--- Start of Dataset section ---

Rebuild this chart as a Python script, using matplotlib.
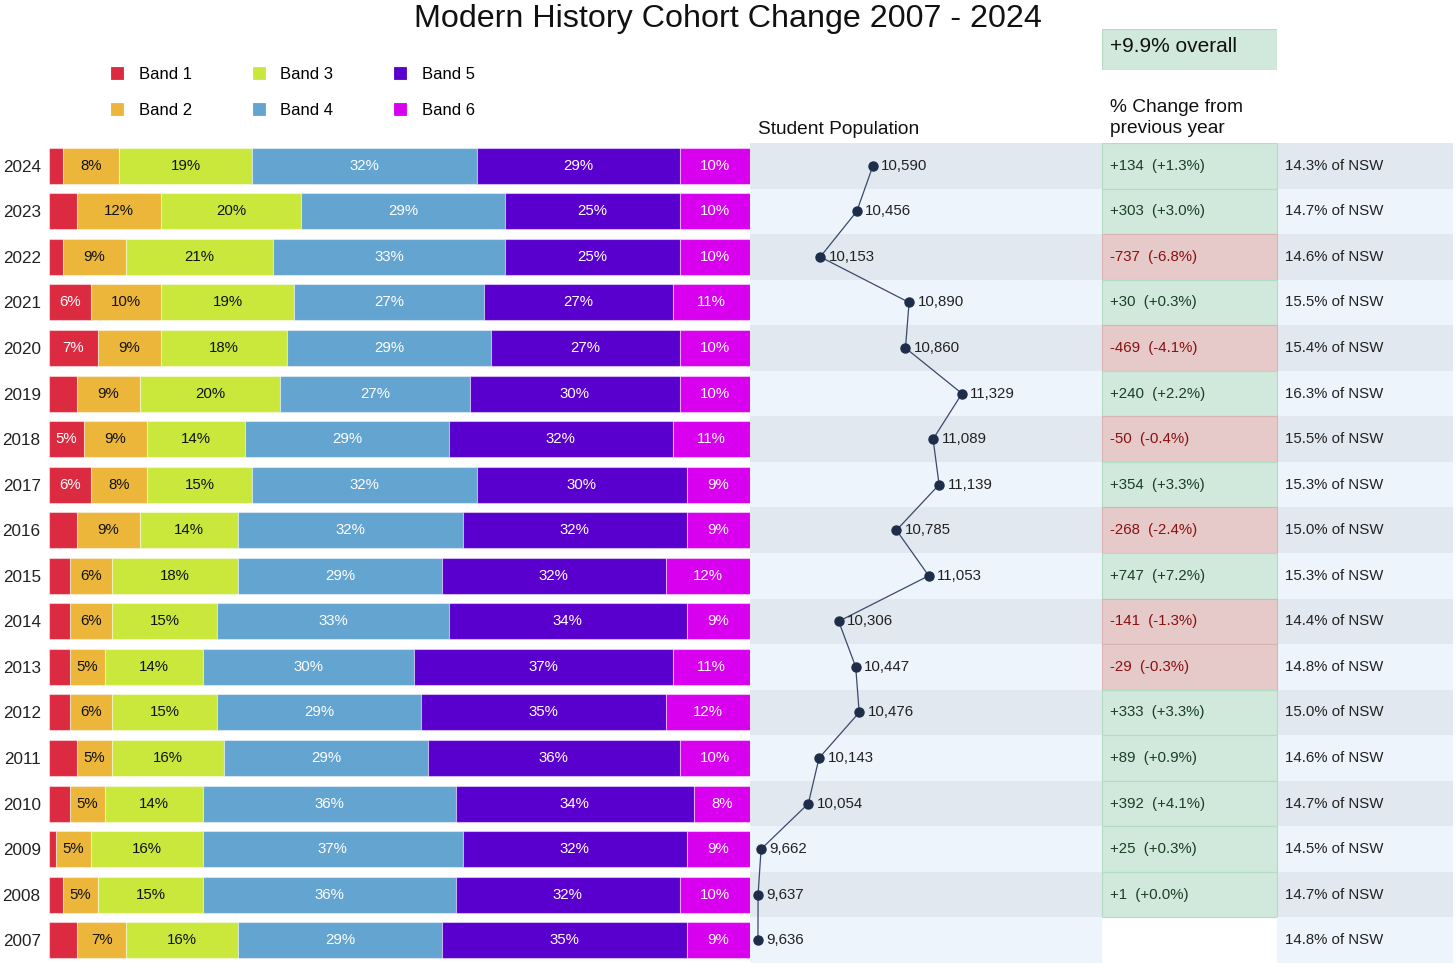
import matplotlib.pyplot as plt
from matplotlib.patches import Rectangle
from matplotlib.lines import Line2D

plt.rcParams['font.family'] = ['Liberation Sans', 'DejaVu Sans']

# data (top row = 2024)
years = [2024, 2023, 2022, 2021, 2020, 2019, 2018, 2017, 2016, 2015,
         2014, 2013, 2012, 2011, 2010, 2009, 2008, 2007]
band1 = [2, 4, 2, 6, 7, 4, 5, 6, 4, 3, 3, 3, 3, 4, 3, 1, 2, 4]
band2 = [8, 12, 9, 10, 9, 9, 9, 8, 9, 6, 6, 5, 6, 5, 5, 5, 5, 7]
band3 = [19, 20, 21, 19, 18, 20, 14, 15, 14, 18, 15, 14, 15, 16, 14, 16, 15, 16]
band4 = [32, 29, 33, 27, 29, 27, 29, 32, 32, 29, 33, 30, 29, 29, 36, 37, 36, 29]
band5 = [29, 25, 25, 27, 27, 30, 32, 30, 32, 32, 34, 37, 35, 36, 34, 32, 32, 35]
band6 = [10, 10, 10, 11, 10, 10, 11, 9, 9, 12, 9, 11, 12, 10, 8, 9, 10, 9]
population = [10590, 10456, 10153, 10890, 10860, 11329, 11089, 11139, 10785,
              11053, 10306, 10447, 10476, 10143, 10054, 9662, 9637, 9636]
nsw_share = [14.3, 14.7, 14.6, 15.5, 15.4, 16.3, 15.5, 15.3, 15.0, 15.3,
             14.4, 14.8, 15.0, 14.6, 14.7, 14.5, 14.7, 14.8]

bands = [band1, band2, band3, band4, band5, band6]
band_names = ['Band 1', 'Band 2', 'Band 3', 'Band 4', 'Band 5', 'Band 6']
band_colors = ['#DC2A40', '#EBB63A', '#CAE83C', '#64A4D0', '#5A00CE', '#D800EE']
label_colors = ['white', '#111111', '#111111', 'white', 'white', 'white']

W, H = 1456, 967
n = len(years)
ypos = [n - 1 - i for i in range(n)]  # 2024 at top

stripe_dark = '#E2E8F0'
stripe_light = '#EEF4FC'
green_fill, green_edge, green_txt = '#D1E8DC', '#B4DBC4', '#1B3F27'
red_fill, red_edge, red_txt = '#E6CACA', '#D8B3B3', '#8A1010'


def fax(x0, y0, x1, y1):
    # pixel box -> figure axes
    return fig.add_axes([x0 / W, 1 - y1 / H, (x1 - x0) / W, (y1 - y0) / H])


fig = plt.figure(figsize=(W / 100, H / 100), dpi=100)

# stripes / table area
tab = fax(750, 143, 1453, 963)
tab.set_xlim(750, 1453)
tab.set_ylim(-0.5, n - 0.5)
tab.axis('off')
for i, y in enumerate(ypos):
    c = stripe_dark if i % 2 == 0 else stripe_light
    tab.add_patch(Rectangle((750, y - 0.5), 352, 1, color=c, lw=0))
    tab.add_patch(Rectangle((1277, y - 0.5), 176, 1, color=c, lw=0))
    tab.text(1285, y, f'{nsw_share[i]:.1f}% of NSW', va='center', ha='left',
             fontsize=10.8, color='#222222')
    if i < n - 1:
        d = population[i] - population[i + 1]
        pct = d / population[i + 1] * 100
        pos = d >= 0
        tab.add_patch(Rectangle((1102, y - 0.5), 175, 1,
                                facecolor=green_fill if pos else red_fill,
                                edgecolor=green_edge if pos else red_edge, lw=0.8))
        tab.text(1110, y, f'{d:+d}  ({pct:+.1f}%)', va='center', ha='left',
                 fontsize=10.8, color=green_txt if pos else red_txt)

# population line
pop = fax(750, 143, 1100, 963)
pop.set_xlim(9570, 12474)
pop.set_ylim(-0.5, n - 0.5)
pop.patch.set_alpha(0)
pop.axis('off')
pop.plot(population, ypos, color='#3A4A6A', lw=0.9, marker='o', ms=6.5,
         mfc='#1E2D4A', mec='#1E2D4A', zorder=3)
for p, y in zip(population, ypos):
    pop.annotate(f'{p:,}', (p, y), xytext=(6, 0), textcoords='offset points',
                 va='center', ha='left', fontsize=10.8, color='#222222')

# stacked bars
ax = fax(49, 143, 750, 963)
left = [0] * n
for b, vals in enumerate(bands):
    ax.barh(ypos, vals, left=left, height=0.79, color=band_colors[b],
            edgecolor=(1, 1, 1, 0.45), lw=0.8)
    for y, v, l in zip(ypos, vals, left):
        if v >= 5:
            ax.text(l + v / 2, y, f'{v}%', ha='center', va='center',
                    fontsize=10.8, color=label_colors[b])
    left = [l + v for l, v in zip(left, vals)]
ax.set_xlim(0, 100)
ax.set_ylim(-0.5, n - 0.5)
ax.set_yticks(ypos)
ax.set_yticklabels([str(y) for y in years], fontsize=12.3, color='#222222')
ax.tick_params(axis='y', length=0, pad=6)
ax.set_xticks([])
for s in ax.spines.values():
    s.set_visible(False)

# legend
handles = [Line2D([], [], ls='none', marker='s', ms=8.5, mfc=c,
                  mec=c, mew=0.6) for c in band_colors]
fig.legend(handles, band_names, ncol=3, frameon=False, fontsize=12,
           loc='upper left', bbox_to_anchor=(104 / W, 1 - 60 / H),
           handlelength=0.8, handletextpad=0.9, columnspacing=3.6,
           labelspacing=1.3, borderaxespad=0)

# titles and headers
fig.text(0.5, 1 - 19 / H, 'Modern History Cohort Change 2007 - 2024',
         ha='center', va='center', fontsize=23.2, color='#111111')
fig.text(758 / W, 1 - 129 / H, 'Student Population', ha='left', va='center',
         fontsize=13.8, color='#111111')
fig.text(1110 / W, 1 - 118 / H, '% Change from\nprevious year', ha='left',
         va='center', fontsize=13.8, color='#111111', linespacing=1.25)

box = fax(1102, 29, 1277, 70)
box.set_xlim(0, 1)
box.set_ylim(0, 1)
box.axis('off')
box.add_patch(Rectangle((0, 0), 1, 1, facecolor=green_fill, edgecolor=green_edge, lw=0.8))
total = (population[0] / population[-1] - 1) * 100
box.text(8 / 175, 0.58, f'{total:+.1f}% overall', ha='left', va='center',
         fontsize=15, color='#111111')

fig.savefig('out.png', dpi=100)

--- End of Dataset section ---

_Problem statement_.
From the top of the listing above, repeat each line exactly until you reach the line containing "fig = plt.figure(figsize=(W", and repeat that one too. Leave the pictures out.

_Answer to the exercise_.
Rebuild this chart as a Python script, using matplotlib.
import matplotlib.pyplot as plt
from matplotlib.patches import Rectangle
from matplotlib.lines import Line2D

plt.rcParams['font.family'] = ['Liberation Sans', 'DejaVu Sans']

# data (top row = 2024)
years = [2024, 2023, 2022, 2021, 2020, 2019, 2018, 2017, 2016, 2015,
         2014, 2013, 2012, 2011, 2010, 2009, 2008, 2007]
band1 = [2, 4, 2, 6, 7, 4, 5, 6, 4, 3, 3, 3, 3, 4, 3, 1, 2, 4]
band2 = [8, 12, 9, 10, 9, 9, 9, 8, 9, 6, 6, 5, 6, 5, 5, 5, 5, 7]
band3 = [19, 20, 21, 19, 18, 20, 14, 15, 14, 18, 15, 14, 15, 16, 14, 16, 15, 16]
band4 = [32, 29, 33, 27, 29, 27, 29, 32, 32, 29, 33, 30, 29, 29, 36, 37, 36, 29]
band5 = [29, 25, 25, 27, 27, 30, 32, 30, 32, 32, 34, 37, 35, 36, 34, 32, 32, 35]
band6 = [10, 10, 10, 11, 10, 10, 11, 9, 9, 12, 9, 11, 12, 10, 8, 9, 10, 9]
population = [10590, 10456, 10153, 10890, 10860, 11329, 11089, 11139, 10785,
              11053, 10306, 10447, 10476, 10143, 10054, 9662, 9637, 9636]
nsw_share = [14.3, 14.7, 14.6, 15.5, 15.4, 16.3, 15.5, 15.3, 15.0, 15.3,
             14.4, 14.8, 15.0, 14.6, 14.7, 14.5, 14.7, 14.8]

bands = [band1, band2, band3, band4, band5, band6]
band_names = ['Band 1', 'Band 2', 'Band 3', 'Band 4', 'Band 5', 'Band 6']
band_colors = ['#DC2A40', '#EBB63A', '#CAE83C', '#64A4D0', '#5A00CE', '#D800EE']
label_colors = ['white', '#111111', '#111111', 'white', 'white', 'white']

W, H = 1456, 967
n = len(years)
ypos = [n - 1 - i for i in range(n)]  # 2024 at top

stripe_dark = '#E2E8F0'
stripe_light = '#EEF4FC'
green_fill, green_edge, green_txt = '#D1E8DC', '#B4DBC4', '#1B3F27'
red_fill, red_edge, red_txt = '#E6CACA', '#D8B3B3', '#8A1010'


def fax(x0, y0, x1, y1):
    # pixel box -> figure axes
    return fig.add_axes([x0 / W, 1 - y1 / H, (x1 - x0) / W, (y1 - y0) / H])


fig = plt.figure(figsize=(W / 100, H / 100), dpi=100)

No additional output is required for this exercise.